The actor Bob Hoskins has died. He was only 71. He gave up
acting a couple of years ago when he was diagnosed with Parkinson’s; death was
said to be from ‘Complications following pneumonia.’
Many will remember him best for his roles in several of
Dennis Potter’s television works. Any actor favoured by Dennis Potter is likely
to be good, and probably an interesting person too. Hoskins was perhaps a touch
typecast: he always seemed to be playing the
slightly-disreputable-simple-cockney-with-a-heart-of-gold.
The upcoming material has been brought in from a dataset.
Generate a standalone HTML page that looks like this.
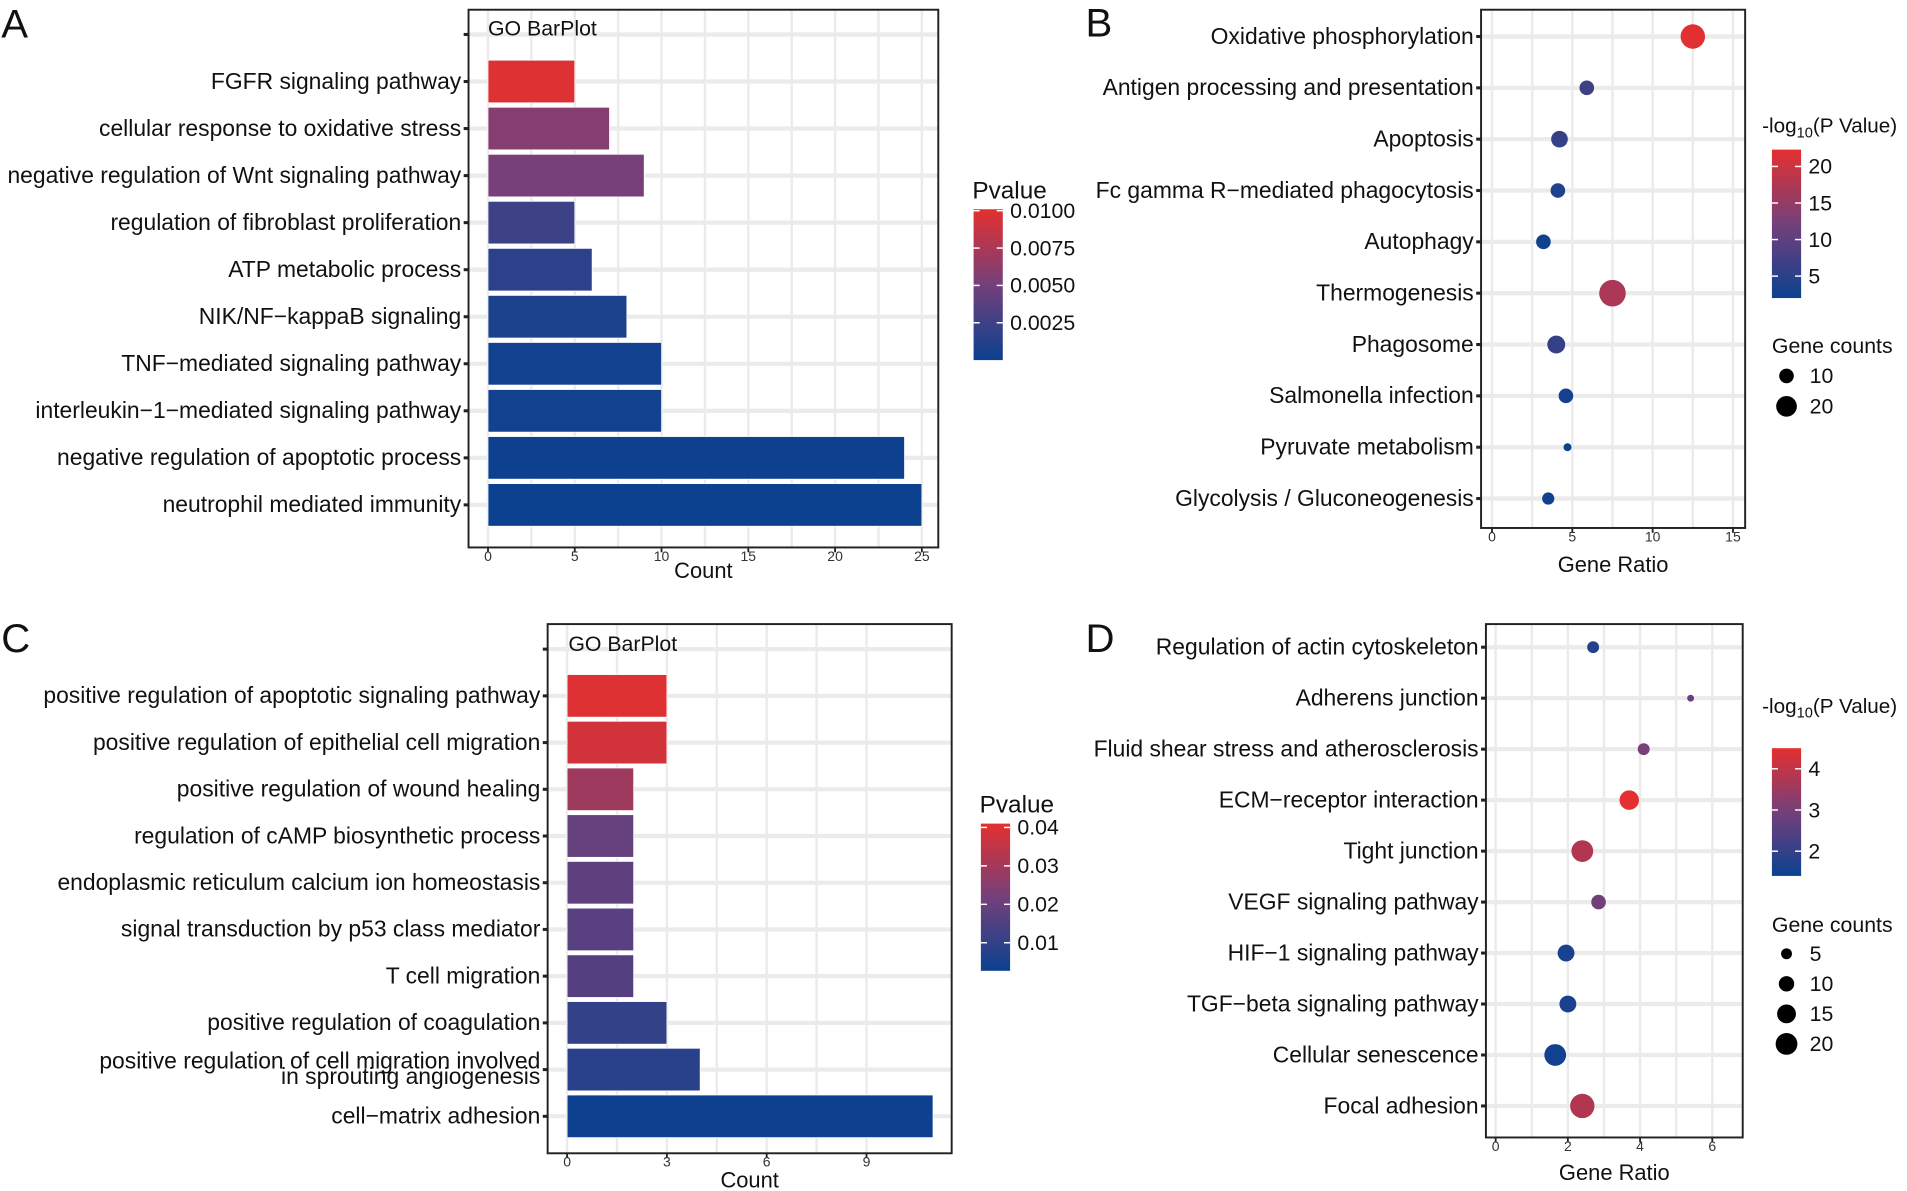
<!DOCTYPE html>
<html><head><meta charset="utf-8">
<style>
html,body{margin:0;padding:0;background:#fff;}
svg{display:block;font-family:"Liberation Sans",Arial,sans-serif;}
</style></head>
<body>
<svg id="fig" width="1907" height="1191" viewBox="0 0 1567 979" preserveAspectRatio="none" xmlns="http://www.w3.org/2000/svg">
<defs>
<linearGradient id="gradPA" x1="0" y1="1" x2="0" y2="0">
<stop offset="0" stop-color="#0b4190"/><stop offset="0.5" stop-color="#74407a"/><stop offset="1" stop-color="#e4302f"/>
</linearGradient>
</defs>
</svg>
<script>
// ---------- Panel A data ----------
const aTerms = ["FGFR signaling pathway","cellular response to oxidative stress","negative regulation of Wnt signaling pathway","regulation of fibroblast proliferation","ATP metabolic process","NIK/NF\u2212kappaB signaling","TNF\u2212mediated signaling pathway","interleukin\u22121\u2212mediated signaling pathway","negative regulation of apoptotic process","neutrophil mediated immunity"];
const aCounts = [5,7,9,5,6,8,10,10,24,25];
const aPvals = [0.0098,0.0058,0.0052,0.0024,0.0016,0.0008,0.0003,0.0003,0.0001,0.00005];
const aTicks = [0,5,10,15,20,25];
const aLegendTicks = [0.0100,0.0075,0.0050,0.0025];
const aLegendLabels = ["0.0100","0.0075","0.0050","0.0025"];
// ---------- Panel B data ----------
const bTerms = ["Oxidative phosphorylation","Antigen processing and presentation","Apoptosis","Fc gamma R\u2212mediated phagocytosis","Autophagy","Thermogenesis","Phagosome","Salmonella infection","Pyruvate metabolism","Glycolysis / Gluconeogenesis"];
const bRatio = [12.5,5.9,4.2,4.1,3.2,7.5,4.0,4.6,4.7,3.5];
const bCounts = [28,10,13,10,10,33,15,10,3,7];
const bLogP = [22,7,6,4,2.5,17,6,3,2,2.5];
const bTicks = [0,5,10,15];
const bLegendTicks = [20,15,10,5];
const bSizeLegend = [10,20];
// ---------- Panel C data ----------
const cTerms = ["positive regulation of apoptotic signaling pathway","positive regulation of epithelial cell migration","positive regulation of wound healing","regulation of cAMP biosynthetic process","endoplasmic reticulum calcium ion homeostasis","signal transduction by p53 class mediator","T cell migration","positive regulation of coagulation","positive regulation of cell migration involved|in sprouting angiogenesis","cell\u2212matrix adhesion"];
const cCounts = [3,3,2,2,2,2,2,3,4,11];
const cPvals = [0.040,0.038,0.029,0.019,0.018,0.017,0.016,0.010,0.008,0.003];
const cTicks = [0,3,6,9];
const cLegendTicks = [0.04,0.03,0.02,0.01];
const cLegendLabels = ["0.04","0.03","0.02","0.01"];
// ---------- Panel D data ----------
const dTerms = ["Regulation of actin cytoskeleton","Adherens junction","Fluid shear stress and atherosclerosis","ECM\u2212receptor interaction","Tight junction","VEGF signaling pathway","HIF\u22121 signaling pathway","TGF\u2212beta signaling pathway","Cellular senescence","Focal adhesion"];
const dRatio = [2.7,5.4,4.1,3.7,2.4,2.85,1.95,2.0,1.65,2.4];
const dCounts = [6,2,6,16,20,9,12,12,20,25];
const dLogP = [1.8,2.8,3.0,4.5,3.8,2.9,1.6,1.6,1.5,3.8];
const dTicks = [0,2,4,6];
const dLegendTicks = [4,3,2];
const dSizeLegend = [5,10,15,20];

const svg = document.getElementById('fig');
const NS = "http://www.w3.org/2000/svg";
const LBL = 18.8;
function mk(tag, attrs, parent){
  const e = document.createElementNS(NS, tag);
  for (const k in attrs) e.setAttribute(k, attrs[k]);
  (parent||svg).appendChild(e);
  return e;
}
function hex(c){return [parseInt(c.slice(1,3),16),parseInt(c.slice(3,5),16),parseInt(c.slice(5,7),16)];}
const stops = [hex("#0b4190"),hex("#74407a"),hex("#e4302f")];
function colorAt(t){
  t=Math.max(0,Math.min(1,t));
  let a,b,u;
  if(t<0.5){a=stops[0];b=stops[1];u=t/0.5;}else{a=stops[1];b=stops[2];u=(t-0.5)/0.5;}
  const c=a.map((v,i)=>Math.round(v+(b[i]-v)*u));
  return "rgb("+c.join(",")+")";
}
function txt(x,y,s,size,anchor,parent){
  const t = mk('text',{x:x,y:y,'font-size':size,'text-anchor':anchor||'start',fill:'#111'},parent);
  t.textContent = s;
  return t;
}

function frame(box, xScale, ticks, minorStep, rowY, nRows, extraRow, g){
  mk('rect',{x:box.x0,y:box.y0,width:box.x1-box.x0,height:box.y1-box.y0,fill:'#fff'},g);
  for(let v=ticks[0]; v<=ticks[ticks.length-1]+minorStep/2; v+=minorStep){
    const x=xScale(v);
    if(x>box.x0 && x<box.x1){
      const l=mk('line',{x1:x,x2:x,y1:box.y0,y2:box.y1,stroke:'#ebebeb','stroke-width':2},g);
      
      
    }
  }
  const rows = extraRow ? nRows+1 : nRows;
  for(let i=0;i<rows;i++){
    const y=rowY(extraRow? i-1 : i);
    const l=mk('line',{x1:box.x0,x2:box.x1,y1:y,y2:y,stroke:'#ebebeb','stroke-width':3.5},g);
    
    
    const tk=mk('line',{x1:box.x0-4,x2:box.x0,y1:y,y2:y,stroke:'#222','stroke-width':2.5},g);
    
    
  }
}
function frameBorder(box,g){
  const r=mk('rect',{x:box.x0,y:box.y0,width:box.x1-box.x0,height:box.y1-box.y0,fill:'none',stroke:'#222','stroke-width':1.6},g);
  
  
}
function xAxis(box,xScale,ticks,labels,title,titleY,g){
  ticks.forEach((v,i)=>{
    const x=xScale(v);
    const l=mk('line',{x1:x,x2:x,y1:box.y1,y2:box.y1+4,stroke:'#222','stroke-width':1.5},g);
    
    
    const t=txt(x,box.y1+11,labels[i],11.5,'middle',g);
    t.setAttribute('fill','#333');
    
    
  });
  const tt=txt((box.x0+box.x1)/2,titleY,title,18,'middle',g);
  
  
}
function yLabels(box,terms,rowY,g){
  terms.forEach((s,i)=>{
    const y=rowY(i);
    if(s.indexOf('|')>=0){
      const p=s.split('|');
      const t1=txt(box.x0-6,y-1,p[0],LBL,'end',g);
      
      
      const t2=txt(box.x0-6,y+12,p[1],LBL,'end',g);
      
      
    } else {
      const t=txt(box.x0-6,y+6,s,LBL,'end',g);
      
      
    }
  });
}
function colorLegend(lx,ly,lh,ticks,labels,valToY,g){
  const gr=mk('rect',{x:lx,y:ly,width:24,height:lh,fill:'url(#gradPA)'},g);
  
  
  ticks.forEach((v,i)=>{
    const y=valToY(v);
    mk('line',{x1:lx,x2:lx+5,y1:y,y2:y,stroke:'#fff','stroke-width':1.2},g);
    mk('line',{x1:lx+19,x2:lx+24,y1:y,y2:y,stroke:'#fff','stroke-width':1.2},g);
    const t=txt(lx+30,y+6,labels[i],17.5,'start',g);
    
    
  });
}

// ================= Panel A =================
(function(){
  const g=mk('g',{});
  
  
  const box={x0:385,x1:771,y0:8,y1:450};
  const x=v=>401+v*(757.5-401)/25;
  const rowY=i=>67+i*38.67;
  frame(box,x,aTicks,2.5,rowY,aTerms.length,true,g);
  const pmax=0.0101,pmin=0;
  aCounts.forEach((c,i)=>{
    const r=mk('rect',{x:x(0),y:rowY(i)-17.5,width:x(c)-x(0),height:35,fill:colorAt((aPvals[i]-pmin)/(pmax-pmin)),stroke:'#fff','stroke-width':0.6},g);
    
    
  });
  frameBorder(box,g);
  const tt=txt(401,29,"GO BarPlot",17.5,'start',g);
  
  
  yLabels(box,aTerms,rowY,g);
  xAxis(box,x,aTicks,aTicks.map(String),"Count",475,g);
  const lt=txt(799,163,"Pvalue",20,'start',g);
  
  
  colorLegend(800,172,124,aLegendTicks,aLegendLabels,v=>296-(v-pmin)/(pmax-pmin)*124,g);
  const pl=txt(1,31,"A",33,'start',g);
  
  
})();

// ================= Panel B =================
(function(){
  const g=mk('g',{});
  
  
  const box={x0:1217,x1:1434,y0:8,y1:434};
  const x=v=>1226+v*(1424-1226)/15;
  const rowY=i=>30+i*42.2;
  frame(box,x,bTicks,2.5,rowY,bTerms.length,false,g);
  const lmin=2,lmax=22.3;
  bRatio.forEach((r,i)=>{
    const c=mk('circle',{cx:x(r),cy:rowY(i),r:1.9*Math.sqrt(bCounts[i]),fill:colorAt((bLogP[i]-lmin)/(lmax-lmin))},g);
    
    
  });
  frameBorder(box,g);
  yLabels(box,bTerms,rowY,g);
  xAxis(box,x,bTicks,bTicks.map(String),"Gene Ratio",470,g);
  const lt=mk('text',{x:1448,y:109,'font-size':17,fill:'#111'},g);
  lt.innerHTML='-log<tspan font-size="12" dy="4">10</tspan><tspan dy="-4">(P Value)</tspan>';
  
  
  colorLegend(1456,123,122,bLegendTicks,bLegendTicks.map(String),v=>245-(v-lmin)/(lmax-lmin)*122,g);
  const st=txt(1456,290,"Gene counts",17.5,'start',g);
  
  
  bSizeLegend.forEach((v,i)=>{
    const cy=309+i*25;
    const c=mk('circle',{cx:1468,cy:cy,r:1.9*Math.sqrt(v),fill:'#000'},g);
    
    
    const t=txt(1487,cy+6,String(v),17.5,'start',g);
    
    
  });
  const pl=txt(892,30,"B",33,'start',g);
  
  
})();

// ================= Panel C =================
(function(){
  const g=mk('g',{});
  
  
  const box={x0:450,x1:782,y0:513,y1:948};
  const x=v=>466+v*(712-466)/9;
  const rowY=i=>572+i*38.4;
  frame(box,x,cTicks,1.5,rowY,cTerms.length,true,g);
  const pmin=0.0027,pmax=0.041;
  cCounts.forEach((c,i)=>{
    const r=mk('rect',{x:x(0),y:rowY(i)-17.5,width:x(c)-x(0),height:35,fill:colorAt((cPvals[i]-pmin)/(pmax-pmin)),stroke:'#fff','stroke-width':0.6},g);
    
    
  });
  frameBorder(box,g);
  const tt=txt(467,535,"GO BarPlot",17.5,'start',g);
  
  
  yLabels(box,cTerms,rowY,g);
  xAxis(box,x,cTicks,cTicks.map(String),"Count",976,g);
  const lt=txt(805,668,"Pvalue",20,'start',g);
  
  
  colorLegend(806,677,121,cLegendTicks,cLegendLabels,v=>798-(v-pmin)/(pmax-pmin)*121,g);
  const pl=txt(1,536,"C",33,'start',g);
  
  
})();

// ================= Panel D =================
(function(){
  const g=mk('g',{});
  
  
  const box={x0:1221,x1:1432,y0:513,y1:935};
  const x=v=>1229+v*(1407-1229)/6;
  const rowY=i=>532+i*41.9;
  frame(box,x,dTicks,1,rowY,dTerms.length,false,g);
  const lmin=1.4,lmax=4.5;
  dRatio.forEach((r,i)=>{
    const c=mk('circle',{cx:x(r),cy:rowY(i),r:2*Math.sqrt(dCounts[i]),fill:colorAt((dLogP[i]-lmin)/(lmax-lmin))},g);
    
    
  });
  frameBorder(box,g);
  yLabels(box,dTerms,rowY,g);
  xAxis(box,x,dTicks,dTicks.map(String),"Gene Ratio",970,g);
  const lt=mk('text',{x:1448,y:586,'font-size':17,fill:'#111'},g);
  lt.innerHTML='-log<tspan font-size="12" dy="4">10</tspan><tspan dy="-4">(P Value)</tspan>';
  
  
  colorLegend(1456,615,105,dLegendTicks,dLegendTicks.map(String),v=>720-(v-lmin)/(lmax-lmin)*105,g);
  const st=txt(1456,766,"Gene counts",17.5,'start',g);
  
  
  dSizeLegend.forEach((v,i)=>{
    const cy=784+i*24.7;
    const c=mk('circle',{cx:1468,cy:cy,r:2*Math.sqrt(v),fill:'#000'},g);
    
    
    const t=txt(1487,cy+6,String(v),17.5,'start',g);
    
    
  });
  const pl=txt(892,536,"D",33,'start',g);
  
  
})();
</script>
</body></html>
Even when he played
an out-and-out villain, as in ‘The Long Good Friday’, the values of sympathy,
warmth, humour and general decency typical of the best of those who have led
un-sheltered lives were evident: there is a bit in that very dark film where
the Hoskins character remarks of a colleague whose body is being taken away in
an ice-cream van ‘That’s not very nice, is it? Goin’ aht like a Raspberry Ripple.’
I knew him during the extended rehearsals, production week,
and first (and last) run of a dire musical called ‘Songbook’. Actors spend much
more time offstage, drinking tea and chatting in the Green Room, than on, and
he was much like the characters he played: there was, as they used to say, no ‘Side’
to him. He will be missed, both in and out of the theatre.